▶ DESCRIPTION OF THE TASK
Skip all pictures, then copy the lines from the start of the data through the line with "0.339, 0.297, 0.274]", keeping both ends.

* begin *

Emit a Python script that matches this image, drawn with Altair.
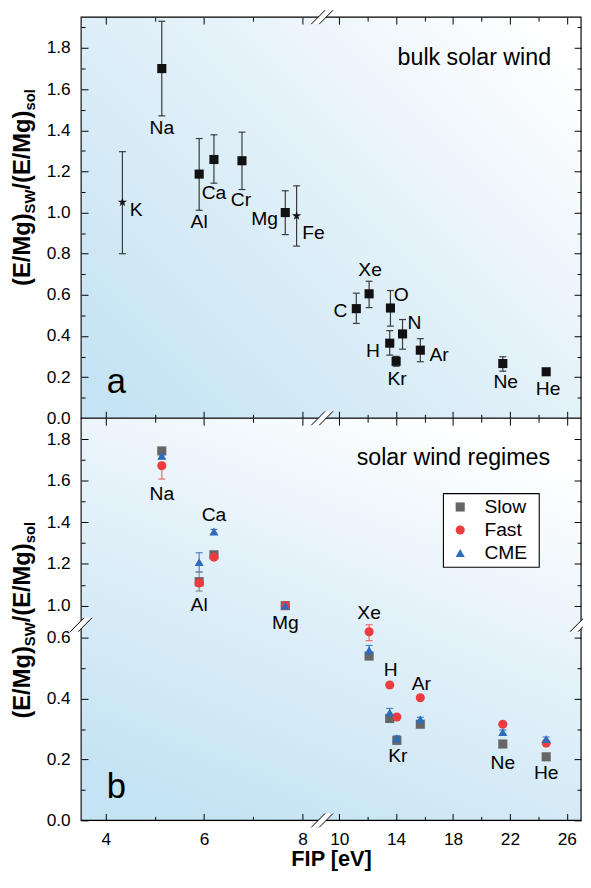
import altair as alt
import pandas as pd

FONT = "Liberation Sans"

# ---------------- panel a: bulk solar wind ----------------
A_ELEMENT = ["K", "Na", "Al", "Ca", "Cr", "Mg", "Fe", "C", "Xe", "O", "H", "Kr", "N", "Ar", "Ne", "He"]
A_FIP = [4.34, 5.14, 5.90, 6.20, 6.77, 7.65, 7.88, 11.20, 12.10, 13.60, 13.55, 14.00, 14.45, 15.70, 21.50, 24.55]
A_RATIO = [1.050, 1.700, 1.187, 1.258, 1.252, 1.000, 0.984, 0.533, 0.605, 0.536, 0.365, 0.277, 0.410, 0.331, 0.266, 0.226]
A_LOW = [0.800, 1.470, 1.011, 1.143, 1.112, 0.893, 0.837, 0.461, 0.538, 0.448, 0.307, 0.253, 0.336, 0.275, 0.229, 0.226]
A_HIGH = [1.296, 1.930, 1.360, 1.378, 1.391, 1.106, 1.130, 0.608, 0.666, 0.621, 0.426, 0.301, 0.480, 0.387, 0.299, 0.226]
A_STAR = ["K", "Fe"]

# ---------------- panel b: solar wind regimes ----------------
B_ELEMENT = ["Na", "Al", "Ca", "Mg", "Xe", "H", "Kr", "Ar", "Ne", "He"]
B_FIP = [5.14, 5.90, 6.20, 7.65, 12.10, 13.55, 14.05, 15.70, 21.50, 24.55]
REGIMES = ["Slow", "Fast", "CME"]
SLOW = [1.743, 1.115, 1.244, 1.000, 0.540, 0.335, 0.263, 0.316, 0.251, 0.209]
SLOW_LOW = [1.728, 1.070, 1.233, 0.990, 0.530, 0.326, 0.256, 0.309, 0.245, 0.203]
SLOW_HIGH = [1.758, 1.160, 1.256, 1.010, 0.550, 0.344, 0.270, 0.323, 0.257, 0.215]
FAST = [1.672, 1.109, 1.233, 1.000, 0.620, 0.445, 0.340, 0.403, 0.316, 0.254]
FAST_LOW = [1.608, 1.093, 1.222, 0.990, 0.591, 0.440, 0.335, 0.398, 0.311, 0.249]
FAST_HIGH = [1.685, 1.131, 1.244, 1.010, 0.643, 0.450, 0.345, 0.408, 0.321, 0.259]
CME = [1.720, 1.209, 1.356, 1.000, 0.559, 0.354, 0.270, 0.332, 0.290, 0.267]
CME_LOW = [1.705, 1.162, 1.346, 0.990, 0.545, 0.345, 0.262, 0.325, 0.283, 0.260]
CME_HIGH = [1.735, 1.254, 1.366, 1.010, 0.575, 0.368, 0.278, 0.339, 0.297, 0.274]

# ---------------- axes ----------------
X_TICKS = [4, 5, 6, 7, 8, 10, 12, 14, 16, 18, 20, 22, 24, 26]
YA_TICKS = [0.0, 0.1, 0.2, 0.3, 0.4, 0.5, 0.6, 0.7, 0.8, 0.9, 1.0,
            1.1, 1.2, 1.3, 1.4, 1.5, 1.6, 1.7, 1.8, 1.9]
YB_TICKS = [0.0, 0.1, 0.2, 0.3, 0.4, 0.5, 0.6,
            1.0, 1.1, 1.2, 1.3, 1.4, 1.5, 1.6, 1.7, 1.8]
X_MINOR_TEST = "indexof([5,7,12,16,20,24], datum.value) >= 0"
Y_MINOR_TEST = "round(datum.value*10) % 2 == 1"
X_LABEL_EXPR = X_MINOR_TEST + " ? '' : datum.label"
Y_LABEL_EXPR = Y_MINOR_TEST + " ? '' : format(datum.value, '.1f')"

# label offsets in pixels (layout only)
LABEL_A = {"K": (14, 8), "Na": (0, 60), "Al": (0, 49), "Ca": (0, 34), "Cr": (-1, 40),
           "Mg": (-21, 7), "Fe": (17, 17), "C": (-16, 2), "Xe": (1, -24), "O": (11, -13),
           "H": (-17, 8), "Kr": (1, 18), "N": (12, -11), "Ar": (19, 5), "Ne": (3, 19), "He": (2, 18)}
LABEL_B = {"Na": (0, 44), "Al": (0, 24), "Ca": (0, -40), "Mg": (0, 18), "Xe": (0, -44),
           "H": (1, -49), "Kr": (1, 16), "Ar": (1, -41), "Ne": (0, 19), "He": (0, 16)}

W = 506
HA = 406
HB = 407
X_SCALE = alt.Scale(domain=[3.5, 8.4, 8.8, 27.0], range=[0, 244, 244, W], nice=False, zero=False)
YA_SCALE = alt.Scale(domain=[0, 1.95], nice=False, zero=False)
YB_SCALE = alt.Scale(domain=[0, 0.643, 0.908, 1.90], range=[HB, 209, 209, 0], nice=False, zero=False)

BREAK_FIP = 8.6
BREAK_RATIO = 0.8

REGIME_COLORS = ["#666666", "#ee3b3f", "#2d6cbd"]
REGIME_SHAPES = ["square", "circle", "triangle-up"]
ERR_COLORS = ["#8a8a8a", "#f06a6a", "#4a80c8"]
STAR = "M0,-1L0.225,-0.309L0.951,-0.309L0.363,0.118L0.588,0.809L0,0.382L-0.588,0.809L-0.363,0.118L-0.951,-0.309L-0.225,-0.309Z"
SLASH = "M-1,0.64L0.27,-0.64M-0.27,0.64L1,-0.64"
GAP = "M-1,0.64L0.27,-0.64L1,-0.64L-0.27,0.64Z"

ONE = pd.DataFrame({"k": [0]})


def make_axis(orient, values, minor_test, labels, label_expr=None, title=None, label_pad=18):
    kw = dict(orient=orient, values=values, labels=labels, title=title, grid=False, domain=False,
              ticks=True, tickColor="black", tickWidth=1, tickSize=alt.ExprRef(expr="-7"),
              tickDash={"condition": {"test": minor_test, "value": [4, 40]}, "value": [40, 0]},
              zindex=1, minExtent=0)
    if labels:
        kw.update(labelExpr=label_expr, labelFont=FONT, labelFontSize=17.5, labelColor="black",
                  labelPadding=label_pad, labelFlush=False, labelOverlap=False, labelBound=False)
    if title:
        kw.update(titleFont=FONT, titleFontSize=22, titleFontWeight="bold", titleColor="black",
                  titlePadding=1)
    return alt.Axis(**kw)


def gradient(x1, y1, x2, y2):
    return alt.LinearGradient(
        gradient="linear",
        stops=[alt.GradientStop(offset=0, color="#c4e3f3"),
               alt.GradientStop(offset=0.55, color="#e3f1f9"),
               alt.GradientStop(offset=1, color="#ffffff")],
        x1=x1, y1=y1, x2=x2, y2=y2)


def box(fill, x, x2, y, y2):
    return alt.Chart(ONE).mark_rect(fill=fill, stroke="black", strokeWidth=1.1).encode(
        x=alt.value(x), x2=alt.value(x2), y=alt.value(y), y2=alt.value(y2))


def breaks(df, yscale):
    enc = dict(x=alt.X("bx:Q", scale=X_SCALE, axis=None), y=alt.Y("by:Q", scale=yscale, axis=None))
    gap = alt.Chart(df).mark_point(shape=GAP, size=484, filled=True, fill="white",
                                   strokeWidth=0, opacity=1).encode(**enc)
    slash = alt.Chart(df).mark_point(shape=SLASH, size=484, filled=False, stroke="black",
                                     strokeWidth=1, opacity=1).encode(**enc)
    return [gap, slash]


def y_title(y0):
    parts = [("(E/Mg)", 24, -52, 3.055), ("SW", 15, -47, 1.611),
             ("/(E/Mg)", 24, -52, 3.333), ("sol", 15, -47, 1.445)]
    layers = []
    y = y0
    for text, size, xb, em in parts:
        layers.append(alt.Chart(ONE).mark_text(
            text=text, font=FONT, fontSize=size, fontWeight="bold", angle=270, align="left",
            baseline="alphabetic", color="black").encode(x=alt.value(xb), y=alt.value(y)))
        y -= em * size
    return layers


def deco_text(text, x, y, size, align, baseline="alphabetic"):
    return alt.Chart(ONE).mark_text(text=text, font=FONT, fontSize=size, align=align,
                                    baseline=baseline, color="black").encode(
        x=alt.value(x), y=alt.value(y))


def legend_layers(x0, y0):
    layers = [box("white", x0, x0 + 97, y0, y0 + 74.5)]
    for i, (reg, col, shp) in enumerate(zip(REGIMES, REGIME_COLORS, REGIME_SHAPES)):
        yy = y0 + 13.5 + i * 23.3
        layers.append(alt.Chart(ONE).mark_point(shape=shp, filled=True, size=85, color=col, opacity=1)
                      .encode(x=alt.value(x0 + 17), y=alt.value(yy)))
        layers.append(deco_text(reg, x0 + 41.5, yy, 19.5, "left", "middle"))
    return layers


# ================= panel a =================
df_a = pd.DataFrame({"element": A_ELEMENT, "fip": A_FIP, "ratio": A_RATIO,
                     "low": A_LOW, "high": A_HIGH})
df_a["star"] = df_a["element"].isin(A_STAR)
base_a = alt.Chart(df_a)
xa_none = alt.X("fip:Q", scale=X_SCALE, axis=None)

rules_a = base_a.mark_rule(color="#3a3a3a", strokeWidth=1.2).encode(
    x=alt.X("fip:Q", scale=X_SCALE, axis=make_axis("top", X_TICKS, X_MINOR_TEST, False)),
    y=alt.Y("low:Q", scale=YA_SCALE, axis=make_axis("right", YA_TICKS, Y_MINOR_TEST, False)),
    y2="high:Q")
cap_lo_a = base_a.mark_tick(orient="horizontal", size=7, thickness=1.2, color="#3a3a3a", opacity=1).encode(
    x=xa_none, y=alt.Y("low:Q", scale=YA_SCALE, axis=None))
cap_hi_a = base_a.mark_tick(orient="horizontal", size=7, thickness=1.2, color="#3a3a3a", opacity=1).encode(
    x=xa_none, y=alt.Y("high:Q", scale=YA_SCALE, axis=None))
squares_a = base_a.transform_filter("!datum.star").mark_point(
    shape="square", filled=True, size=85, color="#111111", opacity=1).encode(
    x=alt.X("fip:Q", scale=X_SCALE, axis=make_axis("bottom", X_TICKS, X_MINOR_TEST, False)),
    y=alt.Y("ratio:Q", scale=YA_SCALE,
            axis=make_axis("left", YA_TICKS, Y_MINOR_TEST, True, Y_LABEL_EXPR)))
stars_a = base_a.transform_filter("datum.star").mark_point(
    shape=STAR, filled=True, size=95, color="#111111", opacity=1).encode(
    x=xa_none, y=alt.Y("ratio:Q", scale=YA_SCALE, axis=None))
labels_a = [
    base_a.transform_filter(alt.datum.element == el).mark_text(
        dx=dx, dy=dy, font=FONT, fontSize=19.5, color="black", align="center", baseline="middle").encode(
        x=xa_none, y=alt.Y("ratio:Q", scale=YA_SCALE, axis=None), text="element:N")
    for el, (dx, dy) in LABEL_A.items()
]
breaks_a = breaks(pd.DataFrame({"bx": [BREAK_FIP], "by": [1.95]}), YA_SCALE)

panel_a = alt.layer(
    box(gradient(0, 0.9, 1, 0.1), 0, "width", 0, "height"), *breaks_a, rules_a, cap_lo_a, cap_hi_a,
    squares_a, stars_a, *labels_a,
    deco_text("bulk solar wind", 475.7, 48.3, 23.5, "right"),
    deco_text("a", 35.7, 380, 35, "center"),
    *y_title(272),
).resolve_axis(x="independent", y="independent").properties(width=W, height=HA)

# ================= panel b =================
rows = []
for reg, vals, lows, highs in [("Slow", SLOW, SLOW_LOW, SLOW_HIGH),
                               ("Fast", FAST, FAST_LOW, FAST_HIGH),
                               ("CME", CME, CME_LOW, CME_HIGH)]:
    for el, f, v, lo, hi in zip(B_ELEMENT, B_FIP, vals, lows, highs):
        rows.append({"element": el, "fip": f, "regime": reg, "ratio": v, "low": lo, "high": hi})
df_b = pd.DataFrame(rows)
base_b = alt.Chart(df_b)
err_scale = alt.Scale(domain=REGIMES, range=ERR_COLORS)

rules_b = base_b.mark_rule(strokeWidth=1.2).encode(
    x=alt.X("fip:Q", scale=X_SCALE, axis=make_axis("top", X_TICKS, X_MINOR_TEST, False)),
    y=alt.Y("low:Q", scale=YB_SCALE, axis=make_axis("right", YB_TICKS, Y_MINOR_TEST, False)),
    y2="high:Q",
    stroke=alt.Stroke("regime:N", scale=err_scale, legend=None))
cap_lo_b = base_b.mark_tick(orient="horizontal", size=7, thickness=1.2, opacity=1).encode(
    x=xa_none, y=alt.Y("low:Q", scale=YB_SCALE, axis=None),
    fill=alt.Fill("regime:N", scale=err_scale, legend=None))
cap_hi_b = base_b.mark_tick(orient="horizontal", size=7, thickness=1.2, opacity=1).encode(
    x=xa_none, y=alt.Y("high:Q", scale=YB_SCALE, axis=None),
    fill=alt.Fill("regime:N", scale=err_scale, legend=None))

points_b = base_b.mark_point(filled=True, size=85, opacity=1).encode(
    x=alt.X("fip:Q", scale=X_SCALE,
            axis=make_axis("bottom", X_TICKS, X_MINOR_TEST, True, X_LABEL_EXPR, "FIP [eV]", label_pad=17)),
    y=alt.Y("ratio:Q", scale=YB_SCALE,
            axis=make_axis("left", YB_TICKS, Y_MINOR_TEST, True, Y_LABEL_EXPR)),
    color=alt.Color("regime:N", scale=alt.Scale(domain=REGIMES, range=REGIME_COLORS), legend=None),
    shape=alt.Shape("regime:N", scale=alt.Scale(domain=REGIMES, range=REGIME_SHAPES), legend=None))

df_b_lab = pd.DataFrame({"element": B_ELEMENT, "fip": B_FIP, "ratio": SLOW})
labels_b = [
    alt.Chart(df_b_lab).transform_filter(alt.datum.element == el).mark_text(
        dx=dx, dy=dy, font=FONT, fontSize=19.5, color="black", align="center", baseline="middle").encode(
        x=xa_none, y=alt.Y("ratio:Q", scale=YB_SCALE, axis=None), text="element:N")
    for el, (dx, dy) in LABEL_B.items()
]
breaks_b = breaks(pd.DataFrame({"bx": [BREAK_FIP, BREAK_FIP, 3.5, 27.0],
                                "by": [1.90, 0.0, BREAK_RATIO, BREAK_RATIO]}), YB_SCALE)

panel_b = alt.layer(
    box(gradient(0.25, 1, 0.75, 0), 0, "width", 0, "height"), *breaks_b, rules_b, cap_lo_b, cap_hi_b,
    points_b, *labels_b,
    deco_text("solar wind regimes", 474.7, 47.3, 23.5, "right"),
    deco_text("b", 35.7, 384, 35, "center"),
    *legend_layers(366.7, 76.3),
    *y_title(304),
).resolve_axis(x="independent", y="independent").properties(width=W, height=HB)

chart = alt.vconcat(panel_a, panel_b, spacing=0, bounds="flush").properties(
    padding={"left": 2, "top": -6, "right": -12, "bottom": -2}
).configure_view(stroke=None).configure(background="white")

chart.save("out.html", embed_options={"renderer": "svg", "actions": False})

* end *

▶ EXERCISE SOLUTION
Emit a Python script that matches this image, drawn with Altair.
import altair as alt
import pandas as pd

FONT = "Liberation Sans"

# ---------------- panel a: bulk solar wind ----------------
A_ELEMENT = ["K", "Na", "Al", "Ca", "Cr", "Mg", "Fe", "C", "Xe", "O", "H", "Kr", "N", "Ar", "Ne", "He"]
A_FIP = [4.34, 5.14, 5.90, 6.20, 6.77, 7.65, 7.88, 11.20, 12.10, 13.60, 13.55, 14.00, 14.45, 15.70, 21.50, 24.55]
A_RATIO = [1.050, 1.700, 1.187, 1.258, 1.252, 1.000, 0.984, 0.533, 0.605, 0.536, 0.365, 0.277, 0.410, 0.331, 0.266, 0.226]
A_LOW = [0.800, 1.470, 1.011, 1.143, 1.112, 0.893, 0.837, 0.461, 0.538, 0.448, 0.307, 0.253, 0.336, 0.275, 0.229, 0.226]
A_HIGH = [1.296, 1.930, 1.360, 1.378, 1.391, 1.106, 1.130, 0.608, 0.666, 0.621, 0.426, 0.301, 0.480, 0.387, 0.299, 0.226]
A_STAR = ["K", "Fe"]

# ---------------- panel b: solar wind regimes ----------------
B_ELEMENT = ["Na", "Al", "Ca", "Mg", "Xe", "H", "Kr", "Ar", "Ne", "He"]
B_FIP = [5.14, 5.90, 6.20, 7.65, 12.10, 13.55, 14.05, 15.70, 21.50, 24.55]
REGIMES = ["Slow", "Fast", "CME"]
SLOW = [1.743, 1.115, 1.244, 1.000, 0.540, 0.335, 0.263, 0.316, 0.251, 0.209]
SLOW_LOW = [1.728, 1.070, 1.233, 0.990, 0.530, 0.326, 0.256, 0.309, 0.245, 0.203]
SLOW_HIGH = [1.758, 1.160, 1.256, 1.010, 0.550, 0.344, 0.270, 0.323, 0.257, 0.215]
FAST = [1.672, 1.109, 1.233, 1.000, 0.620, 0.445, 0.340, 0.403, 0.316, 0.254]
FAST_LOW = [1.608, 1.093, 1.222, 0.990, 0.591, 0.440, 0.335, 0.398, 0.311, 0.249]
FAST_HIGH = [1.685, 1.131, 1.244, 1.010, 0.643, 0.450, 0.345, 0.408, 0.321, 0.259]
CME = [1.720, 1.209, 1.356, 1.000, 0.559, 0.354, 0.270, 0.332, 0.290, 0.267]
CME_LOW = [1.705, 1.162, 1.346, 0.990, 0.545, 0.345, 0.262, 0.325, 0.283, 0.260]
CME_HIGH = [1.735, 1.254, 1.366, 1.010, 0.575, 0.368, 0.278, 0.339, 0.297, 0.274]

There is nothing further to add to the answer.